Southern African Wildlife College
The Southern African Wildlife College (SAWC) was conceptualized in 1993 and established in 1996 by the World Wide Fund for Nature, South Africa (WWF South Africa) in close cooperation with interested and affected parties in southern Africa, including national and provincial government departments, other conservation agencies and the Southern African Development Community (SADC).
Since its inception, and with the support of WWF-SA and Peace Parks Foundation, the College has trained close to 15,000 people from 26 countries in Africa, but mostly from countries in the SADC region, in natural resource management. By expanding its reach and becoming involved in training ventures and projects off-site, the College has also capacity-built over 2000 previously disadvantaged South Africans.
Through conservation education, training and skills development, the Southern African Wildlife College seeks to give protected area managers the motivation and skills they need to become partners in saving our continent’s natural heritage. All training comprises theory as well as practical skills and has been developed in close collaboration with conservation agencies and, where relevant, community participation.
The College also works closely with various qualification authorities and other training institutions to ensure that the students have maximum flexibility of career path. As an accredited HET and FET training institute, the College has aligned its curricula with the standards of the South African Qualification Authority (SAQA) and the National Qualifications Framework to ensure both national and international recognition.

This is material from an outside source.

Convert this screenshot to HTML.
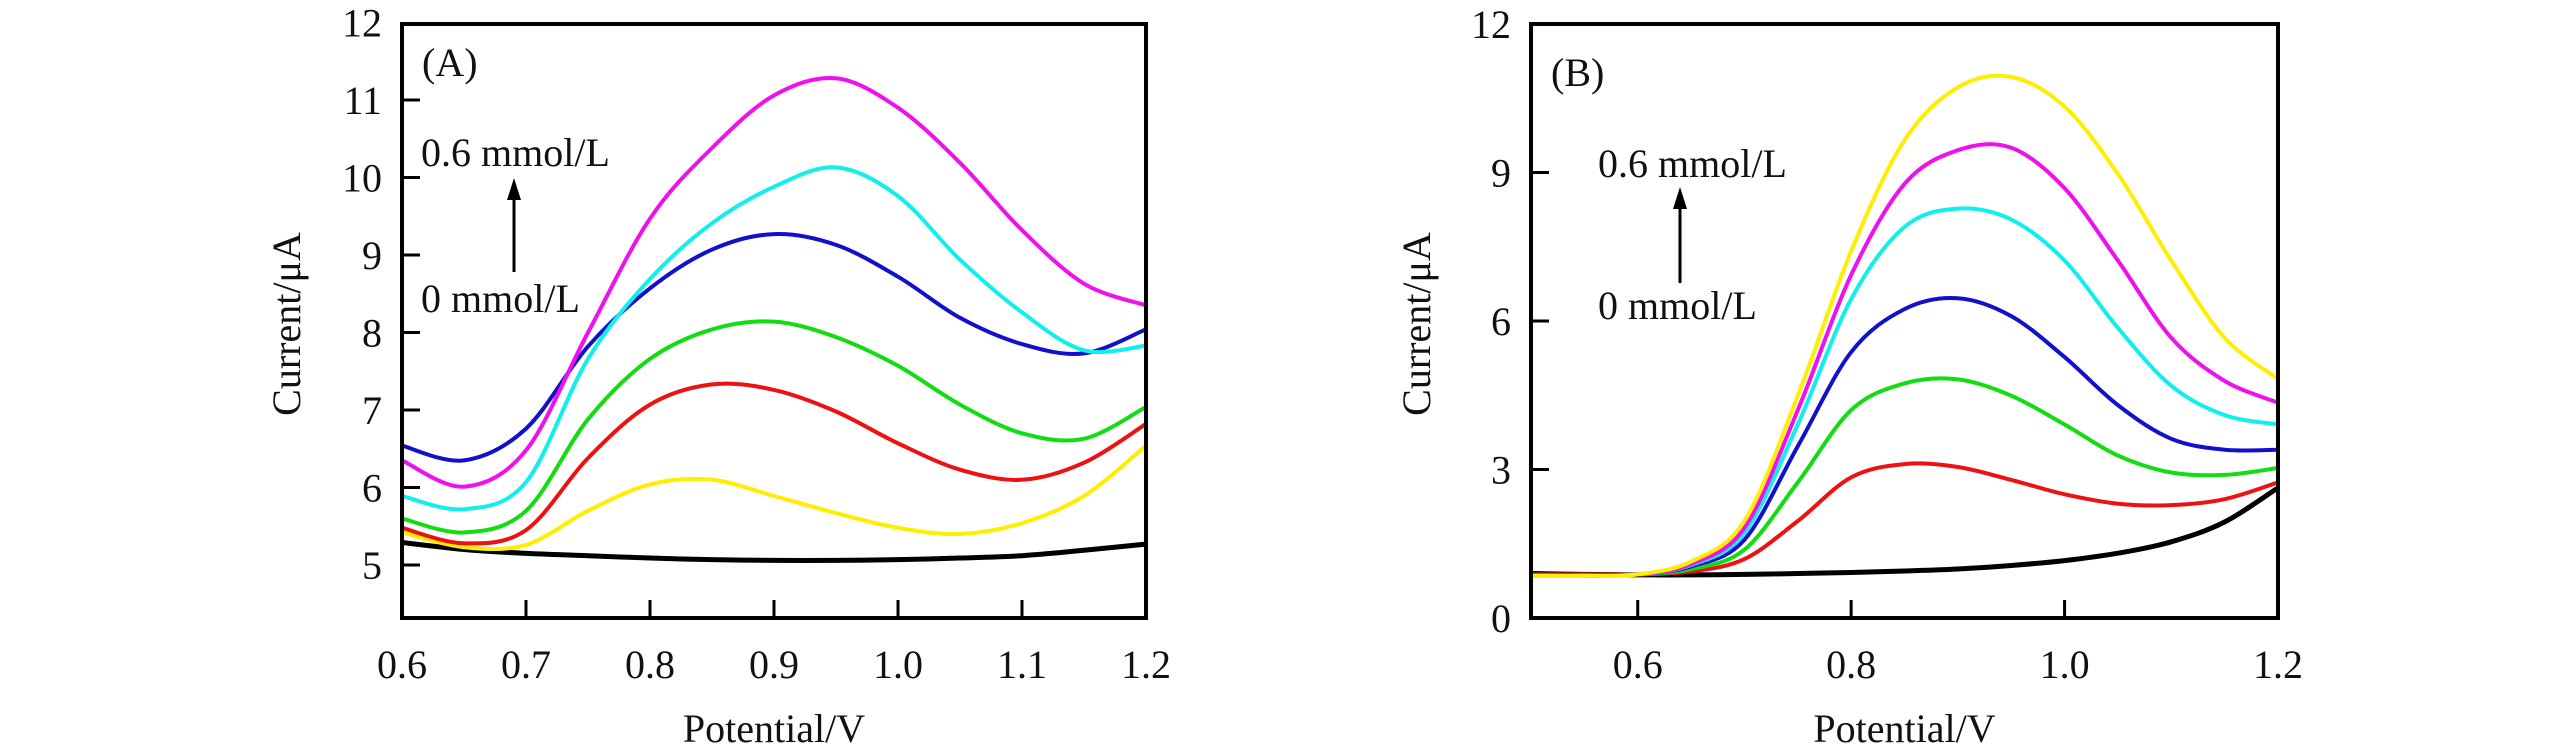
<!DOCTYPE html>
<html><head><meta charset="utf-8"><style>
html,body{margin:0;padding:0;background:#fff;}
svg{display:block;}
text{font-family:"Liberation Serif","DejaVu Serif",serif;fill:#111;}
</style></head><body>
<svg id="chart" width="2567" height="756" viewBox="0 0 2567 756" xmlns="http://www.w3.org/2000/svg" font-family="Liberation Serif, DejaVu Serif, serif">
<g id="panelA"></g>
<g id="panelB"></g>
</svg>
<script>
// Panel A data
const xA = [0.6,0.65,0.7,0.75,0.8,0.85,0.9,0.95,1.0,1.05,1.1,1.15,1.2];
const aMagenta = [6.35,6.01,6.48,8.0,9.47,10.38,11.06,11.28,10.9,10.19,9.32,8.63,8.35];
const aCyan = [5.89,5.72,6.07,7.66,8.69,9.41,9.88,10.13,9.76,8.94,8.26,7.77,7.83];
const aBlue = [6.54,6.35,6.76,7.82,8.57,9.07,9.27,9.13,8.72,8.19,7.85,7.73,8.04];
const aGreen = [5.6,5.42,5.7,6.88,7.66,8.04,8.14,7.94,7.57,7.07,6.7,6.63,7.04];
const aRed = [5.48,5.28,5.45,6.38,7.07,7.33,7.26,6.98,6.57,6.23,6.1,6.32,6.82];
const aYellow = [5.42,5.23,5.26,5.7,6.04,6.1,5.89,5.67,5.48,5.4,5.54,5.89,6.54];
const aBlack = [5.29,5.2,5.15,5.12,5.09,5.07,5.06,5.06,5.07,5.09,5.12,5.19,5.27];
const aXTicks = [0.6,0.7,0.8,0.9,1.0,1.1,1.2];
const aXTickLabels = ["0.6","0.7","0.8","0.9","1.0","1.1","1.2"];
const aYTicks = [5,6,7,8,9,10,11,12];
const aYTickLabels = ["5","6","7","8","9","10","11","12"];
// Panel B data
const xB = [0.5,0.55,0.6,0.65,0.7,0.75,0.8,0.85,0.9,0.95,1.0,1.05,1.1,1.15,1.2];
const bYellow = [0.85,0.85,0.88,1.14,1.96,4.49,7.41,9.65,10.72,10.93,10.33,8.97,7.22,5.66,4.83];
const bMagenta = [0.85,0.85,0.88,1.09,1.82,4.2,6.93,8.77,9.45,9.5,8.68,7.22,5.66,4.79,4.35];
const bCyan = [0.86,0.86,0.88,1.07,1.72,3.91,6.44,7.9,8.27,8.05,7.22,5.86,4.69,4.1,3.91];
const bBlue = [0.87,0.87,0.88,1.04,1.58,3.47,5.37,6.24,6.46,6.1,5.27,4.3,3.62,3.4,3.4];
const bGreen = [0.87,0.87,0.88,0.99,1.38,2.74,4.2,4.74,4.82,4.49,3.91,3.28,2.94,2.89,3.03];
const bRed = [0.88,0.88,0.88,0.94,1.19,1.96,2.84,3.11,3.05,2.79,2.5,2.31,2.28,2.4,2.74];
const bBlack = [0.9,0.88,0.87,0.87,0.88,0.9,0.92,0.95,0.99,1.06,1.16,1.31,1.54,1.94,2.63];
const bXTicks = [0.6,0.8,1.0,1.2];
const bXTickLabels = ["0.6","0.8","1.0","1.2"];
const bYTicks = [0,3,6,9,12];
const bYTickLabels = ["0","3","6","9","12"];

const NS = "http://www.w3.org/2000/svg";
function mk(tag, attrs, parent){const e=document.createElementNS(NS,tag);for(const k in attrs)e.setAttribute(k,attrs[k]);parent.appendChild(e);return e;}
function smooth(pts){
  let d="M"+pts[0][0].toFixed(1)+","+pts[0][1].toFixed(1);
  for(let i=0;i<pts.length-1;i++){
    const p0=pts[Math.max(0,i-1)],p1=pts[i],p2=pts[i+1],p3=pts[Math.min(pts.length-1,i+2)];
    const c1=[p1[0]+(p2[0]-p0[0])/6,p1[1]+(p2[1]-p0[1])/6];
    const c2=[p2[0]-(p3[0]-p1[0])/6,p2[1]-(p3[1]-p1[1])/6];
    d+="C"+c1[0].toFixed(1)+","+c1[1].toFixed(1)+" "+c2[0].toFixed(1)+","+c2[1].toFixed(1)+" "+p2[0].toFixed(1)+","+p2[1].toFixed(1);
  }
  return d;
}
const FF="Liberation Serif, DejaVu Serif, serif";
function panel(g, cfg){
  const sx=v=>cfg.L+(v-cfg.x0)/(cfg.x1-cfg.x0)*(cfg.R-cfg.L);
  const sy=v=>cfg.B-(v-cfg.y0)/(cfg.y1-cfg.y0)*(cfg.B-cfg.T);
  const clip="clip"+cfg.id;
  const cp=mk("clipPath",{id:clip},g);
  mk("rect",{x:cfg.L,y:cfg.T,width:cfg.R-cfg.L,height:cfg.B-cfg.T},cp);
  cfg.series.forEach(s=>{
    const pts=cfg.xs.map((x,i)=>[sx(x),sy(s.v[i])]);
    const p=mk("path",{d:smooth(pts),fill:"none",stroke:s.c,"stroke-width":s.w,"clip-path":"url(#"+clip+")"},g);
    
    
  });
  const fr=mk("rect",{x:cfg.L,y:cfg.T,width:cfg.R-cfg.L,height:cfg.B-cfg.T,fill:"none",stroke:"#000","stroke-width":4},g);
  
  
  cfg.xt.forEach((v,i)=>{
    const x=sx(v);
    if(x>cfg.L+3&&x<cfg.R-3){const t=mk("line",{x1:x,x2:x,y1:cfg.B,y2:cfg.B-18,stroke:"#000","stroke-width":3},g);
      
      }
    const l=mk("text",{x:x,y:cfg.B+60,"font-size":40,"text-anchor":"middle","font-family":FF},g);
    l.textContent=cfg.xl[i];
    
    
  });
  cfg.yt.forEach((v,i)=>{
    const y=sy(v);
    if(y>cfg.T+3&&y<cfg.B-3){const t=mk("line",{x1:cfg.L,x2:cfg.L+18,y1:y,y2:y,stroke:"#000","stroke-width":3},g);
      
      }
    const l=mk("text",{x:cfg.L-20,y:y+14,"font-size":40,"text-anchor":"end","font-family":FF},g);
    l.textContent=cfg.yl[i];
    
    
  });
  const xt=mk("text",{x:(cfg.L+cfg.R)/2,y:742,"font-size":40,"text-anchor":"middle","font-family":FF},g);
  xt.textContent="Potential/V";
  
  
  const yt=mk("text",{x:0,y:0,"font-size":40,"text-anchor":"middle","font-family":FF,transform:"translate("+cfg.ytx+",324) rotate(-90)"},g);
  yt.textContent="Current/\u03bcA";
  
  
  const pl=mk("text",{x:cfg.L+20,y:cfg.lab[0],"font-size":40,"font-family":FF},g);
  pl.textContent=cfg.id==="A"?"(A)":"(B)";
  
  
  const t1=mk("text",{x:cfg.ann[0],y:cfg.ann[1],"font-size":40,"font-family":FF},g);
  t1.textContent="0.6 mmol/L";
  
  
  const t2=mk("text",{x:cfg.ann[0],y:cfg.ann[2],"font-size":40,"font-family":FF},g);
  t2.textContent="0 mmol/L";
  
  
  const ax=cfg.arr[0];
  const a=mk("line",{x1:ax,x2:ax,y1:cfg.arr[2],y2:cfg.arr[1]+14,stroke:"#000","stroke-width":3},g);
  
  
  const h=mk("path",{d:"M"+ax+","+cfg.arr[1]+" L"+(ax-7)+","+(cfg.arr[1]+22)+" L"+(ax+7)+","+(cfg.arr[1]+22)+"Z",fill:"#000"},g);
  
  
}
panel(document.getElementById("panelA"),{id:"A",L:402,R:1146,T:24,B:618,x0:0.6,x1:1.2,y0:5-53/77.5,y1:5+541/77.5,
  xs:xA,xt:aXTicks,xl:aXTickLabels,yt:aYTicks,yl:aYTickLabels,ytx:300,lab:[76],ann:[421,166,312],arr:[514,178,272],
  series:[{n:"series-black",v:aBlack,c:"#000",w:5},{n:"series-yellow",v:aYellow,c:"#ffee00",w:4},{n:"series-red",v:aRed,c:"#ee1111",w:4},
  {n:"series-green",v:aGreen,c:"#11dd11",w:4},{n:"series-blue",v:aBlue,c:"#1111cc",w:4},{n:"series-cyan",v:aCyan,c:"#11eeee",w:4},{n:"series-magenta",v:aMagenta,c:"#ee11ee",w:4}]});
panel(document.getElementById("panelB"),{id:"B",L:1531,R:2278,T:24,B:618,x0:0.5,x1:1.2,y0:0,y1:12,
  xs:xB,xt:bXTicks,xl:bXTickLabels,yt:bYTicks,yl:bYTickLabels,ytx:1430,lab:[86],ann:[1598,177,319],arr:[1680,187,283],
  series:[{n:"series-black",v:bBlack,c:"#000",w:5},{n:"series-red",v:bRed,c:"#ee1111",w:4},{n:"series-green",v:bGreen,c:"#11dd11",w:4},
  {n:"series-blue",v:bBlue,c:"#1111cc",w:4},{n:"series-cyan",v:bCyan,c:"#11eeee",w:4},{n:"series-magenta",v:bMagenta,c:"#ee11ee",w:4},{n:"series-yellow",v:bYellow,c:"#ffee00",w:4}]});
</script>
</body></html>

By providing the high standards of professional and technical training that allows natural resource managers to manage their areas within the stated conservation objectives and in cooperation with local communities, the College and its donors are helping to ensure that our natural resources are managed in an equitable and sustainable manner. In so doing, they also impact the role that conservation is playing in job creation and poverty alleviation in and around our wildlife reserves.